___ SUPPLIED DATA

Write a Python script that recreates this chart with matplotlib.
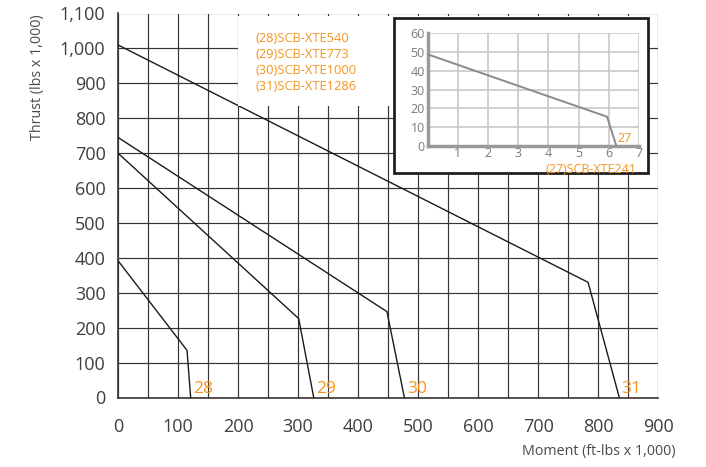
import matplotlib.pyplot as plt
from matplotlib.patches import Rectangle
from matplotlib.ticker import MultipleLocator

plt.rcParams['font.family'] = ['Open Sans', 'DejaVu Sans']

# ── data (moment in ft-lbs x 1,000, thrust in lbs x 1,000)
models = ["28", "29", "30", "31"]
model_names = ["(28)SCB-XTE540", "(29)SCB-XTE773", "(30)SCB-XTE1000", "(31)SCB-XTE1286"]
moment_28 = [0, 115, 121]
thrust_28 = [392, 135, 0]
moment_29 = [0, 301, 326]
thrust_29 = [700, 226, 0]
moment_30 = [0, 448, 477]
thrust_30 = [745, 246, 0]
moment_31 = [0, 783, 835]
thrust_31 = [1010, 330, 0]

# inset: model 27
moment_27 = [0, 5.94, 6.25]
thrust_27 = [48.8, 15.6, 0]

x_ticks = [0, 100, 200, 300, 400, 500, 600, 700, 800, 900]
y_ticks = [0, 100, 200, 300, 400, 500, 600, 700, 800, 900, 1000, 1100]
y_tick_labels = ["0", "100", "200", "300", "400", "500", "600", "700", "800", "900", "1,000", "1,100"]

W, H = 706, 467
ORANGE = "#f7941d"
DARK = "#3a3233"
TXT = "#3f3f3f"

fig = plt.figure(figsize=(W / 100, H / 100), dpi=100)
ax = fig.add_axes([118 / W, 1 - 397.5 / H, (658.3 - 118) / W, (397.5 - 13.5) / H])

curves = [(moment_28, thrust_28), (moment_29, thrust_29),
          (moment_30, thrust_30), (moment_31, thrust_31)]
for (mx, ty), lab in zip(curves, models):
    ax.plot(mx, ty, color="#1a1a1a", linewidth=1.0, zorder=3)
    ax.text(mx[-1] + 4, 2, lab, color=ORANGE, fontsize=12.5, ha="left", va="bottom", zorder=4)

ax.set_xlim(0, 900)
ax.set_ylim(0, 1100)
ax.set_xticks(x_ticks)
ax.xaxis.set_minor_locator(MultipleLocator(50))
ax.set_yticks(y_ticks)
ax.set_yticklabels(y_tick_labels)
ax.grid(True, which="both", color=DARK, linewidth=0.85, zorder=1)
ax.set_axisbelow(True)
ax.tick_params(which="both", length=0, labelsize=13, colors=TXT)
ax.tick_params(axis="x", pad=15)
ax.tick_params(axis="y", pad=9)
for s in ["top", "right"]:
    ax.spines[s].set_visible(False)
for s in ["left", "bottom"]:
    ax.spines[s].set_color(DARK)
    ax.spines[s].set_linewidth(1.2)

# white area behind the model list
ax.add_patch(Rectangle((200, 836), 680, 258, facecolor="white", edgecolor="none", zorder=5))
for i, name in enumerate(model_names):
    fig.text(256 / W, 1 - (38.5 + 16 * i) / H, name, color=ORANGE, fontsize=9.3,
             ha="left", va="center", zorder=6)

fig.text(38 / W, 1 - 77 / H, "Thrust (lbs x 1,000)", rotation=90, ha="center", va="center",
         fontsize=10.3, color="#4a4a4a")
fig.text(676 / W, 1 - 452 / H, "Moment (ft-lbs x 1,000)", ha="right", va="center",
         fontsize=10.3, color="#4a4a4a")

# inset frame
fig.patches.append(Rectangle((394 / W, 1 - 173.5 / H), (648 - 394) / W, (173.5 - 18) / H,
                             transform=fig.transFigure, facecolor="white",
                             edgecolor="#231f20", linewidth=2, zorder=7))

ins = fig.add_axes([427.7 / W, 1 - 146 / H, (639 - 427.7) / W, (146 - 33.3) / H], zorder=8)
ins.patch.set_alpha(0)
ins.plot(moment_27, thrust_27, color="#8a8a8a", linewidth=1.4, zorder=3)
ins.text(6.3, 0.3, "27", color=ORANGE, fontsize=9, ha="left", va="bottom")
ins.set_xlim(0, 7)
ins.set_ylim(0, 60)
ins.set_xticks(range(0, 8))
ins.set_xticklabels([""] + [str(i) for i in range(1, 8)])
ins.set_yticks(range(0, 70, 10))
ins.grid(True, color="#c8c8c8", linewidth=1.2)
ins.set_axisbelow(True)
ins.tick_params(length=0, labelsize=9, colors="#7a7a7a", pad=2)
ins.tick_params(axis="x", pad=1)
for s in ["top", "right"]:
    ins.spines[s].set_visible(False)
for s in ["left", "bottom"]:
    ins.spines[s].set_color("#9a9a9a")
    ins.spines[s].set_linewidth(2.5)
fig.text(637 / W, 1 - 169.5 / H, "(27)SCB-XTE241", color=ORANGE, fontsize=9,
         ha="right", va="center", zorder=9)

fig.savefig("out.png", dpi=100)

______

# WRITTEN TASK
Write out an exact copy of the listing, first line through the line containing "plt.rcParams['font.family'] = ['Open", with the pictures left out.

# SOLUTION TO THE PROBLEM
Write a Python script that recreates this chart with matplotlib.
import matplotlib.pyplot as plt
from matplotlib.patches import Rectangle
from matplotlib.ticker import MultipleLocator

plt.rcParams['font.family'] = ['Open Sans', 'DejaVu Sans']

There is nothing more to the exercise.